Ebbene, la Corte di Cassazione ha ritenuto fondate le suddette doglianze, rammentando innanzitutto che la giurisprudenza di legittimità è ferma nel ritenere che nel caso di “differenze inventariali”, ovvero differenze registrabili tra le quantità di merci giacenti in magazzino e quelle desumibili dalle scritture di carico e scarico, operano le presunzioni di cessione e di acquisto dei beni in evasione di imposta (di cui all’articolo 44 D.P.R. 441/1997) che consentono comunque, entro i limiti di oggetto e di mezzi di prova stabiliti ai fini antielusivi, la dimostrazione contraria da parte del contribuente. Quest’ultimo sarà tenuto a provare, con le modalità tassativamente indicate dagli articoli 1 e 2 D.P.R. 441/1997, che la contrazione registratasi nella consistenza del magazzino è frutto dell’impegno produttivo dei beni e non di cessioni o acquisizioni non contabilizzate (cfr., Cass. civ. sent. 30.10.2018, n. 27549).

In particolare, la Corte ha precisato che nell’ipotesi in cui si scelga la distruzione volontaria dei beni, la dismissione postula passaggi quali la preventiva comunicazione all’ufficio dell’Agenzia delle entrate e la puntuale verbalizzazione delle operazioni distruttive; in tal caso, la mancata dimostrazione in ordine all’espletamento di tale procedura autorizza l’amministrazione finanziaria a riprendere a tassazione il maggior valore delle rimanenze attraverso il procedimento “analitico-induttivo”. Qualora, invece, l’impresa decida di affidare i beni da avviare a distruzione a soggetti autorizzati ai sensi delle leggi sullo smaltimento rifiuti, la prova di distruzione dei beni è data dall’annotazione sul formulario di identificazione di cui all’articolo 15 D.Lgs. 22/1997 (cfr., Cass. sent. 19.12.2019, n. 34038/2019 e Circ. 23.07.1998, n. 193).

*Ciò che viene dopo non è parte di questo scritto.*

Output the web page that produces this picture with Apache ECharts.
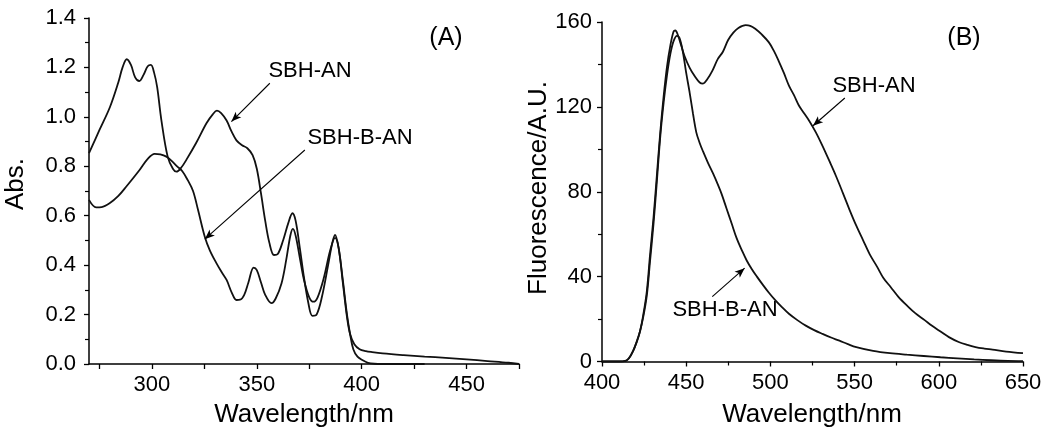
<!DOCTYPE html>
<html><head><meta charset="utf-8">
<script src="https://cdn.jsdelivr.net/npm/echarts@6/dist/echarts.min.js"></script>
<style>html,body{margin:0;padding:0;background:#fff}#c{width:1050px;height:434px}</style>
</head><body><div id="c"></div>
<script>
// Panel (A): absorption, [wavelength nm, Abs.]
const absSBHAN = [[270,0.853],[275,0.947],[280,1.04],[284,1.14],[286,1.2],[288,1.233],[290,1.21],[292,1.16],[294,1.145],[296,1.17],[298,1.205],[299.5,1.21],[301,1.18],[302.5,1.12],[304.5,0.987],[307.5,0.839],[310,0.79],[311.7,0.778],[314,0.795],[316.4,0.826],[321,0.893],[326,0.974],[329,1.01],[331,1.025],[333,1.015],[335.6,0.985],[338,0.94],[340.3,0.905],[343,0.885],[345.5,0.873],[348,0.845],[350,0.79],[352,0.69],[354,0.58],[356,0.49],[358.2,0.441],[360,0.445],[362.6,0.502],[365,0.57],[367,0.61],[368.5,0.58],[370.5,0.47],[372.5,0.35],[374.5,0.25],[376.5,0.195],[378.5,0.2],[381,0.27],[384,0.4],[386,0.49],[387.3,0.522],[389,0.47],[391,0.34],[393,0.2],[394.5,0.12],[396,0.06],[398,0.03],[400.5,0.015],[403,0.005],[406,0.001],[410,0],[430,0]];
const absSBHBAN = [[270,0.664],[273.4,0.634],[276,0.635],[279.8,0.65],[284,0.68],[287.8,0.718],[294.1,0.785],[298,0.83],[301.3,0.85],[304,0.848],[306.9,0.839],[309,0.825],[312,0.8],[314.5,0.78],[317,0.745],[319.6,0.7],[322,0.623],[325.2,0.515],[327.6,0.46],[330.8,0.407],[333,0.375],[335.6,0.34],[338,0.29],[340.3,0.259],[342,0.26],[344,0.28],[346,0.33],[348.5,0.39],[350,0.38],[352,0.33],[354,0.28],[357,0.246],[359,0.265],[361.8,0.327],[364,0.42],[366,0.52],[367.2,0.547],[368.5,0.52],[370.5,0.43],[372.5,0.34],[375,0.27],[377,0.252],[379,0.27],[382,0.35],[385,0.46],[387.3,0.51],[389,0.47],[391,0.33],[393,0.19],[394.5,0.12],[396.5,0.08],[399,0.06],[402,0.052],[405,0.048],[410,0.043],[420,0.036],[430,0.03],[440,0.025],[450,0.019],[460,0.012],[470,0.005],[475,0]];
// Panel (B): fluorescence, [wavelength nm, intensity A.U.]
const flSBHAN = [[400,0],[410,0],[414,0.3],[416,1.5],[418.5,5],[420.5,9],[422.5,14],[424.5,22],[426.6,33],[428.5,50],[430.6,68],[432.6,88],[434.6,108],[436.6,125],[438.6,139],[440.6,149],[442.5,155.5],[443.5,156],[445,154],[447,149],[449,144],[452,138.5],[455,134.5],[458,131.5],[460,131],[462.5,133],[465.5,137],[468.8,142.6],[471.8,146],[474.9,151.5],[478,155],[481,157.2],[485.3,158.5],[488,158.2],[491,156.8],[495,154],[499,150.5],[502,146.5],[505,141.5],[508,136],[511,130],[514,125.5],[517,120.5],[520,117],[523,113.5],[527,108],[531,101.5],[535,94.5],[539,87.3],[543,79.5],[547,71.5],[551,64],[555,57.2],[559,50.5],[563.4,44.6],[567,39.5],[571.5,35],[576,30.5],[581.6,26],[586,22.8],[591.6,19.5],[596,16.8],[601.7,13.8],[606,11.5],[611.8,9.2],[617,7.8],[621.8,6.8],[627,6.1],[631.9,5.6],[640,4.7],[650,3.9]];
const flSBHBAN = [[400,0],[410,0],[414,0.3],[416,1.5],[418.5,5],[420.5,9],[422.5,14],[424.5,21],[426.6,31],[428.5,47],[430.6,65],[432.6,85],[434.6,106],[436.6,122],[438.6,135],[440.6,145],[442.5,151],[444.5,153.5],[446,152.5],[448,146],[450,136],[452,127],[454,117],[456,108],[458,103],[460,99],[463,93.5],[466,88.5],[469,83],[471,79],[474,72],[477,65],[480,58],[483,52.5],[486,47.5],[489,43.5],[492,40],[495,36.7],[499,32.5],[503,28.8],[507,25.5],[511,22.5],[516,19.5],[521,16.9],[526,14.8],[531,13],[536,11.3],[541,9.8],[546,8.2],[551,6.8],[561,5],[571,3.9],[581,3.2],[591,2.6],[601,2.0],[611,1.5],[621,1.0],[631,0.6],[641,0.3],[650,0.2]];
// Axis ticks / labels
const absXTicks = [275,300,325,350,375,400,425,450,475];
const absXLabels = [300,350,400,450];
const absYRange = [0, 1.4, 0.2];
const flXRange = [400, 650, 50];
const flYRange = [0, 160, 40];
// Annotation arrows [from, to] in data coordinates
const absArrowSBHAN = [[356.2,1.136],[337.9,0.981]];
const absArrowSBHBAN = [[372.9,0.866],[325.2,0.505]];
const flArrowSBHAN = [[544.2,124.2],[525.3,111.1]];
const flArrowSBHBAN = [[465.5,30.6],[484.7,44]];

const FONT = 'Liberation Sans, Arial, Helvetica, sans-serif';
const axisCommon = {
  axisLine: {show: true, onZero: false, lineStyle: {color: '#000', width: 1.5}},
  axisTick: {show: true, inside: false, length: 5, lineStyle: {color: '#000', width: 1.3}},
  minorTick: {show: true, splitNumber: 2, length: 4, lineStyle: {color: '#000', width: 1.2}},
  splitLine: {show: false},
  minorSplitLine: {show: false}
};
function arrowLine(pair) {
  return {
    silent: true, animation: false,
    symbol: ['none', 'arrow'], symbolSize: 9,
    label: {show: false},
    itemStyle: {color: '#000'},
    lineStyle: {color: '#000', width: 1.1, type: 'solid', opacity: 1},
    emphasis: {disabled: true},
    data: [[{coord: pair[0], symbol: 'none'}, {coord: pair[1], symbol: 'arrow', symbolSize: [6, 10]}]]
  };
}
const lineStyle = {color: '#111', width: 1.8};
const chart = echarts.init(document.getElementById('c'), null, {renderer: 'canvas'});
chart.setOption({
  animation: false,
  backgroundColor: '#fff',
  color: ['#000'],
  grid: [
    {left: 89, top: 18, width: 430, height: 346},
    {left: 602, top: 22, width: 421, height: 339.5}
  ],
  xAxis: [
    Object.assign({}, axisCommon, {
      type: 'value', gridIndex: 0, min: 270, max: 475,
      axisTick: Object.assign({}, axisCommon.axisTick, {customValues: absXTicks}),
      minorTick: {show: false},
      axisLabel: {customValues: absXLabels, color: '#000', fontSize: 22, fontFamily: FONT, margin: 10}
    }),
    Object.assign({}, axisCommon, {
      type: 'value', gridIndex: 1, min: flXRange[0], max: flXRange[1], interval: flXRange[2],
      axisLabel: {color: '#000', fontSize: 22, fontFamily: FONT, margin: 10}
    })
  ],
  yAxis: [
    Object.assign({}, axisCommon, {
      type: 'value', gridIndex: 0, min: absYRange[0], max: absYRange[1], interval: absYRange[2],
      axisLabel: {color: '#000', fontSize: 22, fontFamily: FONT, margin: 13, formatter: v => v.toFixed(1)}
    }),
    Object.assign({}, axisCommon, {
      type: 'value', gridIndex: 1, min: flYRange[0], max: flYRange[1], interval: flYRange[2],
      axisLabel: {color: '#000', fontSize: 22, fontFamily: FONT, margin: 10}
    })
  ],
  series: [
    {name: 'SBH-AN', type: 'line', xAxisIndex: 0, yAxisIndex: 0, data: absSBHAN, showSymbol: false, smooth: 0.35, lineStyle, markLine: arrowLine(absArrowSBHAN)},
    {name: 'SBH-B-AN', type: 'line', xAxisIndex: 0, yAxisIndex: 0, data: absSBHBAN, showSymbol: false, smooth: 0.35, lineStyle, markLine: arrowLine(absArrowSBHBAN)},
    {name: 'SBH-AN', type: 'line', xAxisIndex: 1, yAxisIndex: 1, data: flSBHAN, showSymbol: false, smooth: 0.35, lineStyle, markLine: arrowLine(flArrowSBHAN)},
    {name: 'SBH-B-AN', type: 'line', xAxisIndex: 1, yAxisIndex: 1, data: flSBHBAN, showSymbol: false, smooth: 0.35, lineStyle, markLine: arrowLine(flArrowSBHBAN)}
  ],
  graphic: [
    {type: 'text', x: 446, y: 38, style: {text: '(A)', font: '25px ' + FONT, fill: '#000', align: 'center', verticalAlign: 'middle'}},
    {type: 'text', x: 964, y: 38, style: {text: '(B)', font: '25px ' + FONT, fill: '#000', align: 'center', verticalAlign: 'middle'}},
    {type: 'text', x: 310, y: 71, style: {text: 'SBH-AN', font: '22px ' + FONT, fill: '#000', align: 'center', verticalAlign: 'middle'}},
    {type: 'text', x: 360, y: 138, style: {text: 'SBH-B-AN', font: '22px ' + FONT, fill: '#000', align: 'center', verticalAlign: 'middle'}},
    {type: 'text', x: 874, y: 86, style: {text: 'SBH-AN', font: '22px ' + FONT, fill: '#000', align: 'center', verticalAlign: 'middle'}},
    {type: 'text', x: 725, y: 310, style: {text: 'SBH-B-AN', font: '22px ' + FONT, fill: '#000', align: 'center', verticalAlign: 'middle'}},
    {type: 'text', x: 304, y: 415, style: {text: 'Wavelength/nm', font: '26px ' + FONT, fill: '#000', align: 'center', verticalAlign: 'middle'}},
    {type: 'text', x: 812, y: 415, style: {text: 'Wavelength/nm', font: '26px ' + FONT, fill: '#000', align: 'center', verticalAlign: 'middle'}},
    {type: 'text', x: 16, y: 184, rotation: Math.PI / 2, style: {text: 'Abs.', font: '26px ' + FONT, fill: '#000', align: 'center', verticalAlign: 'middle'}},
    {type: 'text', x: 539, y: 188, rotation: Math.PI / 2, style: {text: 'Fluorescence/A.U.', font: '26px ' + FONT, fill: '#000', align: 'center', verticalAlign: 'middle'}}
  ]
});
</script></body></html>
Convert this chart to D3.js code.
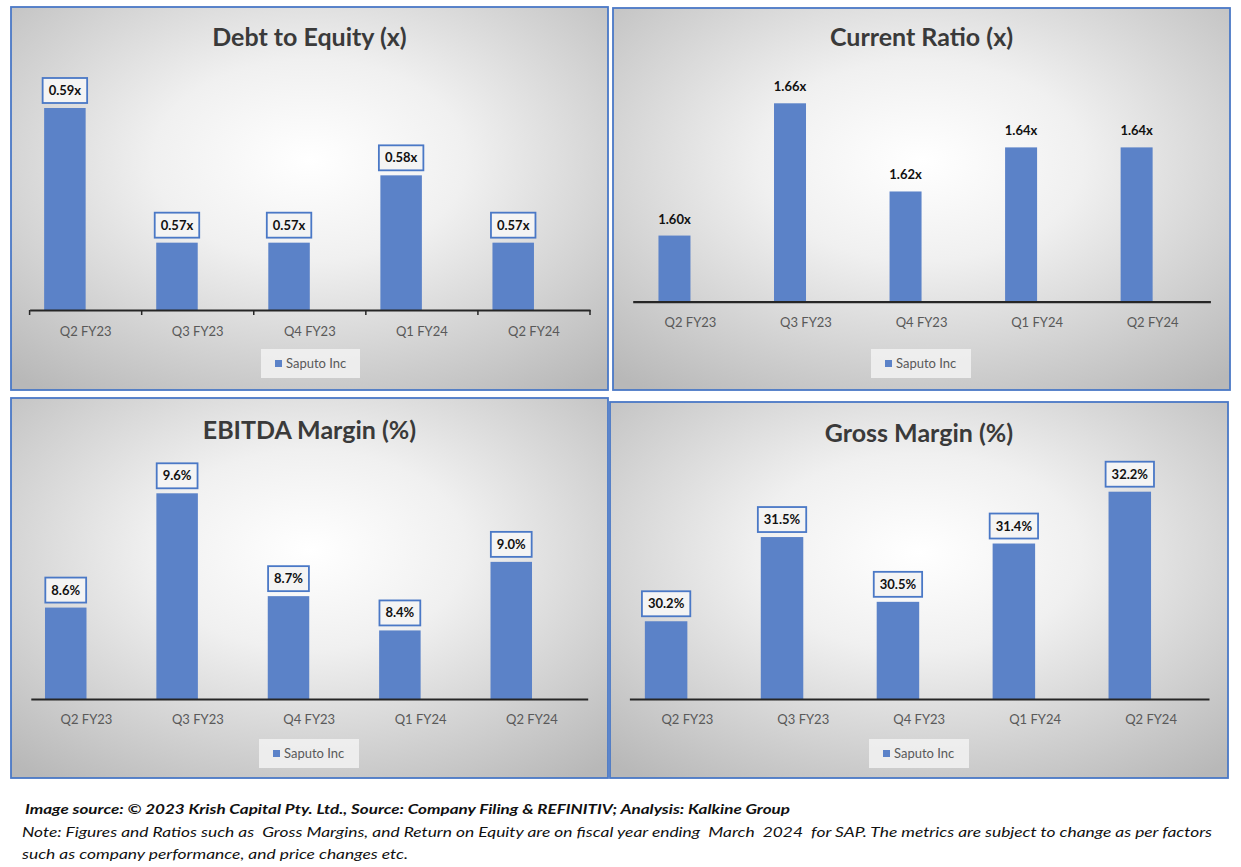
<!DOCTYPE html>
<html><head><meta charset="utf-8">
<script src="https://cdn.jsdelivr.net/npm/d3@7/dist/d3.min.js"></script>
<style>body{margin:0;background:#fff;} svg{display:block;} .ft{white-space:pre;}</style>
</head><body>
<svg id="c" width="1241" height="867"></svg>
<script>
// ---- data ----
const categories = ["Q2 FY23","Q3 FY23","Q4 FY23","Q1 FY24","Q2 FY24"];
const seriesName = "Saputo Inc";
const debtToEquity = [0.59,0.57,0.57,0.58,0.57];
const currentRatio = [1.60,1.66,1.62,1.64,1.64];
const ebitdaMargin = [8.6,9.6,8.7,8.4,9.0];
const grossMargin  = [30.2,31.5,30.5,31.4,32.2];
const titles = ["Debt to Equity (x)","Current Ratio (x)","EBITDA Margin (%)","Gross Margin (%)"];
const axisMins = [0.56,1.57,7.8,29.0];
const footer1 = "Image source: \u00A9 2023 Krish Capital Pty. Ltd., Source: Company Filing & REFINITIV; Analysis: Kalkine Group";
const footer2 = "Note: Figures and Ratios such as  Gross Margins, and Return on Equity are on fiscal year ending  March  2024  for SAP. The metrics are subject to change as per factors";
const footer3 = "such as company performance, and price changes etc.";

// ---- layout ----
const FONT = "Lato, 'Open Sans', sans-serif";
const BAR = "#5b82c8", BLUE = "#4a78c6";
const panels = [
  {values:debtToEquity, fmt:v=>v.toFixed(2)+"x", box:true, ticks:true,
   x0:11,y0:7,x1:608,y1:390, ax:[29.6,590], base:310, topY:108, barW:41.5, titleY:37, catY:331, leg:[261,349,99,29]},
  {values:currentRatio, fmt:v=>v.toFixed(2)+"x", box:false, ticks:false,
   x0:613,y0:8,x1:1230,y1:390, ax:[632.7,1210.4], base:301.7, topY:103.3, barW:32, titleY:37, catY:322, leg:[871,349,100,29]},
  {values:ebitdaMargin, fmt:v=>v.toFixed(1)+"%", box:true, ticks:false,
   x0:11,y0:398,x1:608,y1:778, ax:[30.8,587.7], base:699, topY:493.3, barW:41.5, titleY:430, catY:719, leg:[259,739,100,29]},
  {values:grossMargin, fmt:v=>v.toFixed(1)+"%", box:true, ticks:false,
   x0:610,y0:402,x1:1228,y1:778, ax:[629.4,1209], base:699, topY:491.7, barW:42.5, titleY:433, catY:719, leg:[869,739,100,29]}
];

const svg = d3.select("#c");
const defs = svg.append("defs");
const rg = defs.append("radialGradient").attr("id","bg").attr("cx","50%").attr("cy","40%").attr("r","75%");
rg.append("stop").attr("offset","0%").attr("stop-color","#ffffff");
rg.append("stop").attr("offset","35%").attr("stop-color","#f0f0f0");
rg.append("stop").attr("offset","100%").attr("stop-color","#b8b8b8");

panels.forEach((p,i)=>{
  const g = svg.append("g");
  g.append("rect").attr("x",p.x0).attr("y",p.y0).attr("width",p.x1-p.x0).attr("height",p.y1-p.y0)
    .attr("fill","url(#bg)").attr("stroke",BLUE).attr("stroke-width",1.8);
  g.append("text").attr("x",(p.x0+p.x1)/2).attr("y",p.titleY+9).attr("text-anchor","middle")
    .attr("font-family",FONT).attr("font-weight","bold").attr("font-size",25).attr("fill","#3a3a3a")
    .text(titles[i]);

  const x = d3.scaleBand().domain(categories).range(p.ax).paddingInner(0).paddingOuter(0);
  const y = d3.scaleLinear().domain([axisMins[i], d3.max(p.values)]).range([p.base, p.topY]);

  // bars (left slot of the category)
  g.selectAll(".bar").data(p.values).enter().append("rect")
    .attr("x",(d,j)=>x(categories[j])+x.bandwidth()/2-p.barW)
    .attr("width",p.barW)
    .attr("y",d=>y(d)).attr("height",d=>p.base-y(d))
    .attr("fill",BAR);

  // axis
  const axis = d3.axisBottom(x).tickSize(0).tickPadding(0).tickFormat("");
  const ag = g.append("g").attr("transform",`translate(0,${p.base})`).call(axis);
  ag.select(".domain").attr("stroke","#262626").attr("stroke-width",2.2);
  if(p.ticks){
    const bounds = categories.map(c=>x(c)).concat([p.ax[1]]);
    ag.selectAll(".tk").data(bounds).enter().append("line")
      .attr("x1",d=>d).attr("x2",d=>d).attr("y1",0).attr("y2",5).attr("stroke","#262626").attr("stroke-width",1.5);
  }
  g.selectAll(".cat").data(categories).enter().append("text")
    .attr("x",d=>x(d)+x.bandwidth()/2).attr("y",p.catY+5).attr("text-anchor","middle")
    .attr("font-family",FONT).attr("font-size",13).attr("fill","#595959").text(d=>d);

  // data labels
  p.values.forEach((v,j)=>{
    const cx = x(categories[j])+x.bandwidth()/2-p.barW/2;
    const top = y(v);
    if(p.box){
      const cy = top-17.5;
      const r = g.append("rect");
      const t = g.append("text").attr("x",cx).attr("y",cy+4.5).attr("text-anchor","middle")
        .attr("font-family",FONT).attr("font-weight","bold").attr("font-size",13).attr("fill","#111")
        .text(p.fmt(v));
      const w = t.node().getComputedTextLength()+12;
      r.attr("x",cx-w/2).attr("y",cy-12.5).attr("width",w).attr("height",25)
        .attr("fill","#f4f4f4").attr("stroke",BLUE).attr("stroke-width",1.8);
    } else {
      g.append("text").attr("x",cx).attr("y",top-12).attr("text-anchor","middle")
        .attr("font-family",FONT).attr("font-weight","bold").attr("font-size",13).attr("fill","#111")
        .text(p.fmt(v));
    }
  });

  // legend
  const [lx,ly,lw,lh] = p.leg;
  g.append("rect").attr("x",lx).attr("y",ly).attr("width",lw).attr("height",lh).attr("fill","#f2f2f2").attr("opacity",0.85);
  g.append("rect").attr("x",lx+14).attr("y",ly+lh/2-3.5).attr("width",7).attr("height",7).attr("fill",BAR);
  g.append("text").attr("x",lx+25).attr("y",ly+lh/2+4.5).attr("font-family",FONT).attr("font-size",13)
    .attr("fill","#595959").text(seriesName);
});

// footer
svg.append("text").attr("class","ft").attr("x",25).attr("y",814).attr("font-family",FONT).attr("font-style","italic").attr("font-weight","bold")
  .attr("font-size",14).attr("fill","#111").attr("textLength",765).attr("lengthAdjust","spacingAndGlyphs").text(footer1);
svg.append("text").attr("class","ft").attr("x",22).attr("y",837).attr("font-family",FONT).attr("font-style","italic")
  .attr("font-size",14).attr("fill","#111").attr("textLength",1190).attr("lengthAdjust","spacingAndGlyphs").text(footer2);
svg.append("text").attr("class","ft").attr("x",22).attr("y",859).attr("font-family",FONT).attr("font-style","italic")
  .attr("font-size",14).attr("fill","#111").attr("textLength",386).attr("lengthAdjust","spacingAndGlyphs").text(footer3);
</script>
</body></html>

Tale formulario dovrà contenere indicazioni specifiche relative al nome e all’indirizzo del produttore detentore; origini, tipologia e quantità del rifiuto; impianto di destinazione; data e percorso dell’istradamento; nome e indirizzo del destinatario.

Nella specie, così come evidenziato dalla Cassazione, i giudici di secondo grado hanno genericamente ritenuto non assolto l’onere probatorio a carico della contribuente, senza chiarire tuttavia i motivi per cui gli elementi prodotti sono stati reputati insufficienti ad integrare idonea dimostrazione dei fatti dedotti. Infatti, si afferma che: «nel caso di specie, la sentenza impugnata afferma soltanto che “l’avvio a distruzione non risulta in alcun modo documentato dalla contribuente”, omettendo di chiarire perché la prova addotta dalla società contribuente non era idonea a dimostrare la distruzione delle rimanenze di magazzino».

Pertanto, la Corte ha cassato la sentenza impugnata con rinvio alla Commissione tributaria regionale della Toscana in diversa composizione, affinché valuti se la società contribuente ha prodotto idonea prova contraria alla presunzione di cessione, alla luce del principio di diritto sopra enunciato.